Wizards was (and is) pretty cool.

I loved Wizards, but I was always disappointed that the good magic wizard ended up using technology to kill the bad technology wizard.
posted by Greg_Ace at 8:28 AM on November 16, 2022


I sort of wish that just once, Ralph had gotten enough budget to be able to take his improvisational, jazzy approach to movie-making and actually edit something good out of all that seat-of-the-pants work.

Have you seen American Pop? Has anyone?
posted by The Bellman at 9:13 AM on November 16, 2022 [2 favorites]


"Reign of Fire" was posted to FanFare recently and I draw strong parallels with timing.. Bakshi's "Lord of the Rings" effort for kid-me was positively luminous.. a thrilling revelation.. and I just slowly aged out of appreciating his work from there. I find technical aspects compelling but so much of what we enjoy and love for any reason is so contingent on being ready for it. Too soon, too late, and it's just not happening.
posted by elkevelvet at 9:20 AM on November 16, 2022


Have you seen American Pop? Has anyone?

I think I have? I went through a Bakshi phase a long time ago. I think the Harlan Ellison comparison is very apt.
posted by jessamyn at 9:48 AM on November 16, 2022 [2 favorites]

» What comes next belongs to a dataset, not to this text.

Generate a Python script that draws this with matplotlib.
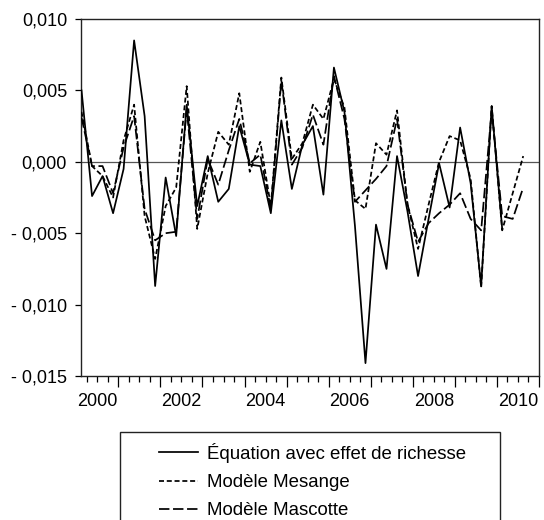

Have you seen American Pop? Has anyone?

Saw it first run in the theater with my dad.
posted by octothorpe at 4:02 PM on November 16, 2022 [1 favorite]


American Pop on the Internet Archive (reminder: the IA still exists)
posted by not_on_display at 4:35 PM on November 16, 2022 [2 favorites]


Have you seen American Pop? Has anyone?

I saw it first run in a theater with a couple friends from high school. I recall loving it until it betrayed us by not giving us a proper Punk/New Wave song at the end.
posted by Devoidoid at 9:55 AM on November 17, 2022 [1 favorite]


Hey! The guy who voiced Fritz in the movie, I just figured out that was the same actor who played "Fargo North, Decoder" on Electric Company (the PBS kids show from the mid 1970s)! I knew the voice sounded familiar.